House Majority Leader-Elect Eric Cantor wants you to know he’s serious about cutting the deficit. That’s why he’s initiated the YouCut website where ordinary folks can make recommendations for cutting wasteful government spending.
The principle is simple. Each week a different target will be put up on the website and informed citizens can submit their opinions on government largess. After all, “The American People” clearly know best how to spend every dime.
This week’s target is the National Science Foundation (NSF). In a video at the top of the site, Rep. Adrian Smith (R-Neb) admits that NSF funds some good stuff, and that 150 Nobel Prizes have been awarded to people who have received NSF grants since 1950. But he contends there’s lots of silly stuff there as well. One of the examples he cites is a grant to study on-field contributions of soccer players, which arguably sounds funny when explained in those terms.
The actual study is a wee bit more complex than that. It does involve a study of how soccer players are ranked in effectiveness in contributing to the team goal, but this is primarily a study within a field called complex systems. The goal of this field of study is to be able to model systems where lots of independent contributors have both individual motivations and team goals. Being able to model relatively simple systems like a soccer game might one day lead to the ability to model and predict military tactics, stock markets, or ecosystems. Does it still seem so trivial and irrelevant?
The problem is, the vast majority of visitors to Cantor’s site haven’t the slightest clue about any of this. Most of the grant proposals listed on the referenced site have names like “Integrated investigation of inertial particle pair dynamics in turbulence”, and “Shear thickening and defect formation in chemical mechanical polishing slurries”. This is even abstruse stuff to scientists not working in those fields.
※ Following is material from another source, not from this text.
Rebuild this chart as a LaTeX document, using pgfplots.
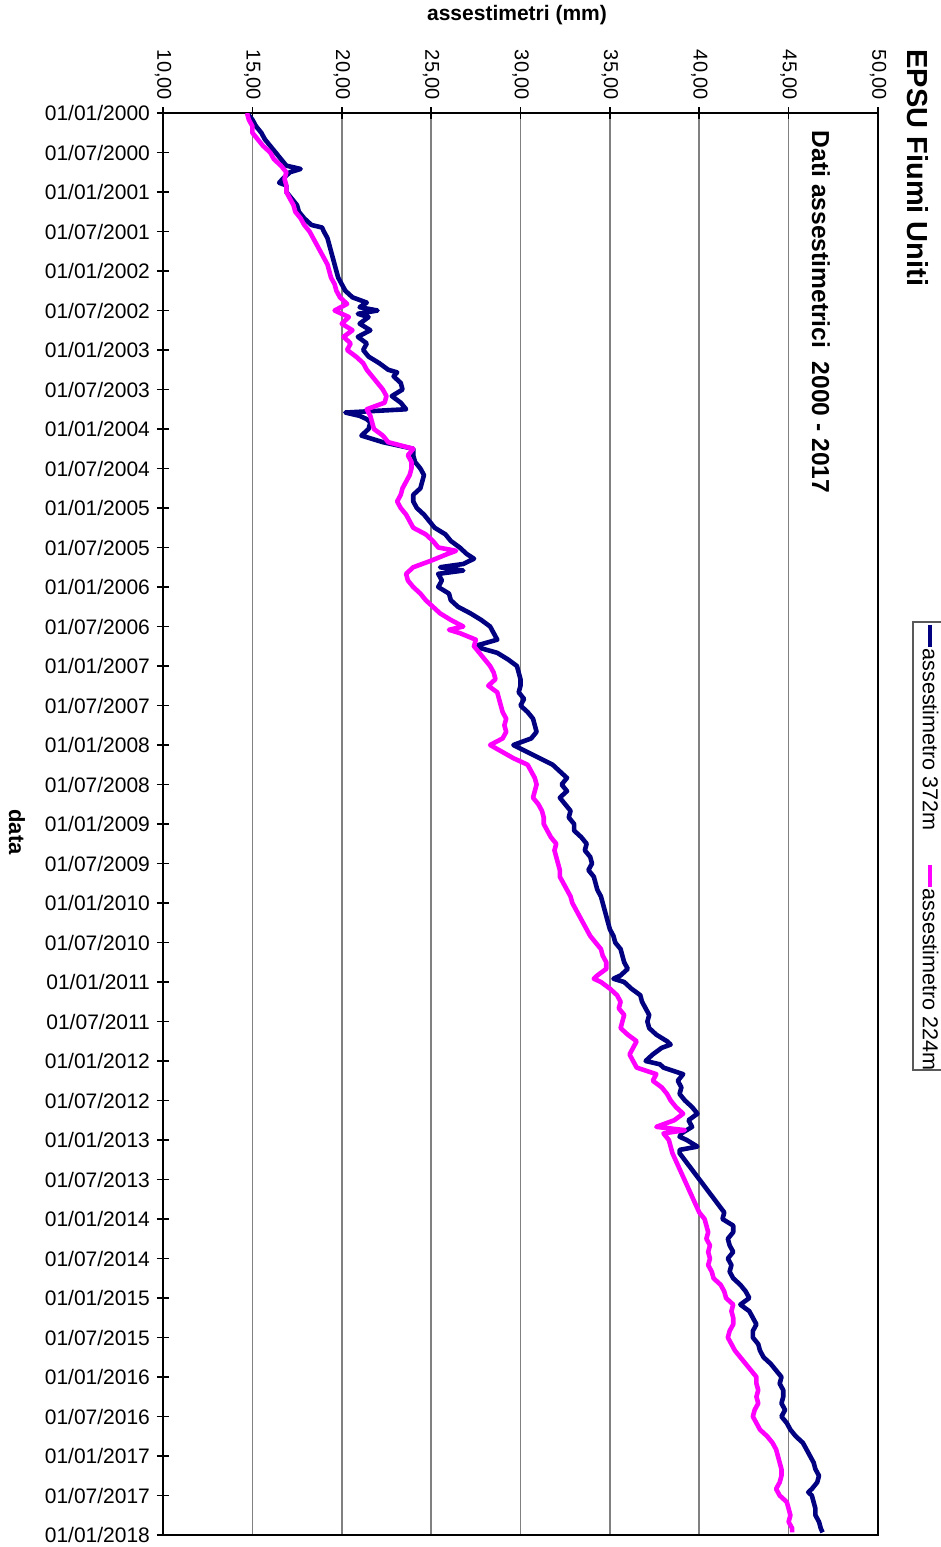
\documentclass[border=0pt]{standalone}
\usepackage{fontspec}
\setmainfont{Liberation Sans}
\usepackage{pgfplots}
\pgfplotsset{compat=1.18}
\usepackage{pgfplotstable}

\definecolor{navyline}{HTML}{000080}
\definecolor{magline}{HTML}{FF00FF}

% month (from 01/01/2000), settlement in mm
\pgfplotstableread{
m v
0 14.7
1 15.0
2 15.2
3 15.5
4 15.7
5 16.0
6 16.3
7 16.6
8 16.9
8.5 17.7
9 17.1
10 16.7
10.6 16.5
11 16.9
12 16.9
13 17.2
14 17.5
15 17.6
16 17.9
17 18.3
17.4 18.9
18 19.0
19 19.2
20 19.3
21 19.4
22 19.5
23 19.6
24 19.7
25 19.8
26 20.0
27 20.2
28 20.6
28.8 21.4
29.5 21.0
30 22.0
30.5 20.9
31 21.5
32 21.0
33 21.6
34 20.9
35 21.4
36 21.2
37 21.5
38 22.1
39 22.6
39.4 23.1
40 22.9
41 23.3
42 23.4
43 22.8
44 23.3
45 23.6
45.5 20.2
46 21.0
46.5 21.4
47 21.6
48 21.5
49 21.1
50 22.3
51 24.0
52 24.0
53 24.1
54 24.4
55 24.6
56 24.5
57 24.4
58 24.0
59 24.0
60 24.2
61 24.6
62 24.9
63 25.2
64 25.8
65 26.1
66 26.6
67 27.0
67.7 27.4
68.5 26.8
69 25.5
69.5 26.8
70 25.4
71 25.6
72 25.4
73 26.0
74 26.1
75 26.5
76 27.2
77 27.8
78 28.3
79 28.5
80 28.7
81 27.4
82 28.7
83 29.3
84 29.8
85 29.9
86 30.0
87 30.0
88 29.9
89 30.2
90 30.0
91 30.4
92 30.7
93 30.8
94 30.9
95 30.6
96 29.6
99 31.8
100 32.2
101 32.6
102 32.3
103 32.6
104 32.2
105 32.5
106 32.8
107 32.7
108 33.0
109 33.0
110 33.4
111 33.7
112 33.6
113 33.9
114 34.0
115 33.8
116 34.1
117 34.2
118 34.3
119 34.5
120 34.6
121 34.7
122 34.8
123 34.9
124 35.0
125 35.2
126 35.3
127 35.6
128 35.7
129 35.8
130 36.0
131 35.6
131.5 35.2
132 35.8
133 36.2
134 36.7
135 36.8
136 37.0
137 37.2
138 37.1
139 37.2
140 37.6
141 38.2
141.5 38.4
142 37.9
143 37.4
144 37.0
144.5 37.8
145 38.0
146 39.1
147 38.8
148 39.0
149 38.9
150 39.2
151 39.6
152 39.9
153 39.4
154 39.6
155 39.0
155.5 38.9
156 39.3
157 39.9
157.5 38.9
158 38.9
167 41.4
168 41.3
169 41.9
170 41.9
171 41.6
172 41.7
173 41.9
174 41.6
175 41.8
176 41.7
177 41.9
178 42.3
179 42.6
180 42.8
181 42.3
182 42.8
183 43.0
184 43.2
185 43.0
186 43.0
187 43.3
188 43.4
189 43.6
190 44.0
191 44.3
192 44.6
193 44.5
194 44.7
195 44.7
196 44.6
197 44.8
198 44.6
199 44.9
200 45.1
201 45.4
202 45.8
203 46.0
204 46.2
205 46.4
206 46.5
207 46.7
208 46.6
209 46.3
209.5 46.1
210 46.3
211 46.4
212 46.5
213 46.5
214 46.7
215 46.8
215.6 46.9
}\navy

\pgfplotstableread{
m v
0 14.7
1 14.8
2 15.0
3 15.0
4 15.3
5 15.6
6 16.0
7 16.2
8 16.6
9 16.9
10 16.8
11 16.9
12 16.9
13 17.1
14 17.3
15 17.4
16 17.7
17 17.9
18 18.2
19 18.4
20 18.6
21 18.8
22 19.0
23 19.2
24 19.3
25 19.4
26 19.6
27 19.7
28 19.9
29 20.3
30 19.6
31 20.4
32 20.0
33 20.6
34 20.1
35 20.5
36 20.3
37 20.8
38 21.2
39 21.4
40 21.7
41 22.0
42 22.3
43 22.5
44 22.4
45 21.4
46 21.6
47 21.7
48 21.8
49 22.3
50 22.6
51 24.0
52 23.7
53 23.9
54 23.9
55 23.8
56 23.6
57 23.4
58 23.3
59 23.1
60 23.3
61 23.6
62 23.8
63 24.0
64 24.7
65 25.1
66 25.4
66.5 26.4
67 25.9
68 25.0
69 24.0
70 23.6
71 23.7
72 24.0
73 24.4
74 24.7
75 25.1
76 25.5
77 26.1
78 26.8
78.5 26.0
79 26.6
80 27.5
81 27.4
82 27.7
83 28.0
84 28.3
85 28.5
86 28.6
87 28.2
88 28.7
89 28.8
90 28.9
91 29.0
92 29.2
93 29.1
94 29.2
95 29.0
96 28.3
98 29.6
99 30.4
100 30.6
101 30.8
102 30.9
103 30.8
104 30.7
105 31.0
106 31.2
107 31.3
108 31.3
109 31.5
110 31.7
111 32.0
112 31.9
113 32.0
114 32.1
115 32.2
116 32.2
117 32.4
118 32.6
119 32.8
120 32.9
121 33.1
122 33.3
123 33.5
124 33.7
125 33.9
126 34.2
127 34.5
128 34.6
129 34.8
130 34.8
131 34.3
131.5 34.1
132 34.5
133 35.0
134 35.4
135 35.6
136 35.5
137 35.8
138 35.7
139 35.6
140 36.0
141 36.5
142 36.3
143 36.1
144 36.3
145 36.5
146 37.6
147 37.4
148 37.9
149 38.2
150 38.4
151 38.7
152 39.1
153 38.6
154 37.6
154.5 39.2
155 38.0
156 38.3
157 38.4
158 38.5
167 40.0
168 40.3
169 40.4
170 40.5
171 40.4
172 40.6
173 40.5
174 40.6
175 40.5
176 40.7
177 40.8
178 41.2
179 41.4
180 41.5
181 41.9
182 41.8
183 41.9
184 41.9
185 41.7
186 41.6
187 41.8
188 42.0
189 42.3
190 42.6
191 42.9
192 43.2
193 43.2
194 43.3
195 43.2
196 43.3
197 43.1
198 43.0
199 43.2
200 43.4
201 43.8
202 44.1
203 44.3
204 44.4
205 44.5
206 44.6
207 44.6
208 44.5
209 44.3
210 44.5
211 44.9
212 45.0
213 45.1
214 45.0
215 45.2
215.6 45.2
}\magenta

\begin{document}
\begin{tikzpicture}
\begin{axis}[
scale only axis,
width=357.5pt, height=711pt,
xmin=10, xmax=50, xtick={10,15,...,50},
ymin=0, ymax=216, ytick={0,6,...,216},
y dir=reverse,
xtick pos=right, xticklabel pos=right,
ytick pos=left,
tick align=center, major tick length=6pt,
every tick/.style={black, line width=0.8pt},
axis line style={black, line width=1pt},
xmajorgrids,
grid style={gray, line width=0.8pt},
/pgf/number format/assume math mode=true,
xticklabel style={font=\fontsize{10}{12}\selectfont, rotate=-90, anchor=east, /pgf/number format/.cd, fixed, fixed zerofill, precision=2, use comma},
yticklabel style={font=\fontsize{10.5}{12}\selectfont},
yticklabels={01/01/2000,01/07/2000,01/01/2001,01/07/2001,01/01/2002,01/07/2002,01/01/2003,01/07/2003,01/01/2004,01/07/2004,01/01/2005,01/07/2005,01/01/2006,01/07/2006,01/01/2007,01/07/2007,01/01/2008,01/07/2008,01/01/2009,01/07/2009,01/01/2010,01/07/2010,01/01/2011,01/07/2011,01/01/2012,01/07/2012,01/01/2013,01/07/2013,01/01/2014,01/07/2014,01/01/2015,01/07/2015,01/01/2016,01/07/2016,01/01/2017,01/07/2017,01/01/2018},
]
\addplot[navyline, line width=2.3pt, line join=round] table[x=v, y=m] {\navy};
\addplot[magline, line width=2.3pt, line join=round] table[x=v, y=m] {\magenta};
\coordinate (TL) at (axis cs:10,0);
\coordinate (BR) at (axis cs:50,216);
\end{axis}
% titles and axis labels
\node[font=\bfseries\fontsize{14.5}{16}\selectfont, rotate=-90] at ([xshift=377.5pt, yshift=-27.5pt]TL) {EPSU Fiumi Uniti};
\node[font=\bfseries\fontsize{12.3}{14}\selectfont, rotate=-90] at ([xshift=329pt, yshift=-99.5pt]TL) {Dati assestimetrici\ \ 2000 - 2017};
\node[font=\bfseries\fontsize{10.5}{12}\selectfont] at ([xshift=177pt, yshift=49pt]TL) {assestimetri (mm)};
\node[font=\bfseries\fontsize{11}{12}\selectfont, rotate=-90] at ([xshift=-73pt, yshift=-359.5pt]TL) {data};
% legend
\draw[gray!70!black, line width=0.6pt, fill=white] ([xshift=420pt, yshift=-254.5pt]TL) -| ([xshift=375pt, yshift=-478.5pt]TL) -- ([xshift=420pt, yshift=-478.5pt]TL);
\draw[navyline, line width=1.6pt] ([xshift=383.5pt, yshift=-256pt]TL) -- ++(0,-11pt);
\node[rotate=-90, anchor=north west, inner sep=0pt, font=\fontsize{10.8}{12}\selectfont] at ([xshift=388pt, yshift=-267.5pt]TL) {assestimetro 372m};
\draw[magline, line width=1.6pt] ([xshift=383.5pt, yshift=-376pt]TL) -- ++(0,-11pt);
\node[rotate=-90, anchor=north west, inner sep=0pt, font=\fontsize{10.8}{12}\selectfont] at ([xshift=388pt, yshift=-387.5pt]TL) {assestimetro 224m};
\pgfresetboundingbox
\useasboundingbox ([xshift=-81.5pt, yshift=56.5pt]TL) rectangle ([xshift=31.5pt, yshift=-6pt]BR);
\end{tikzpicture}
\end{document}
This is why the NSF has a vigorous review process where proposals are evaluated by experts in the domain of the proposal and are judged not only on their intellectual merits, but on the broader impact such research might have in the specific field.
It passes from arrogance to sheer folly to think that the average, or even above average, voter or Congressman is in a position to make an informed choice here. It would be like disassembling your car on the front lawn and then asking your neighbors to identify the non-essential bits. The government still controls the NSF funding and the process by which programs get approved. But once set up, this is a case where the execution of the process is beyond most citizens. You wouldn’t hold direct votes on military tactics or monetary policy. NSF funding isn’t different. There are just some decisions that require specific expertise.
It’s important to put this in context. The proposed NSF funding for 2011 is $7.424B. This money is allocated to over 10,000 programs amounting to an average of just over a half-million dollars each. The total is less than half of 1% of the projected $1.3T deficit, so even eliminating the entire NSF (which no one is proposing) doesn’t put a dent in the debt. Eliminating a few million dollars of programs is simply noise, and is wasting time relative to the structural debt problem the USA faces. Cantor voted just this past week for adding an additional $858B to the deficit with the tax cut bill. So his credibility for being a deficit hawk is already badly tarnished. Him taking a few whacks at the lab coat clad is nothing more that posturing.
New technologies breed new products, new cures, and new markets. That’s new jobs and new hope for America as a 21st Century economic power. But none of that happens without fundamental science research. On TV, science is often the product of a lone genius on a intellectual weekend bender. Real science is tedious, collaborative, and just damn hard. And without public funding, much of that research will not occur. Granted, not all paths yield results. That’s the nature of the game. Do NSF projects get funded that turn out to be dead-ends or silly endeavors? Sure. But those are the exceptions and not the rules. No process prevents everything from falling through the cracks. But there’s no evidence to suggest the NSF process is broken.
In the meantime, unless you feel qualified to weigh the merits of “Shear Transformational Zones in Amorphous Granular Packings” against the need for “Engineering magnetorheological fluids by controlling nonmagnetic particle interactions”, maybe we should just let the experts do their jobs and focus on the real problems Congress might actually solve.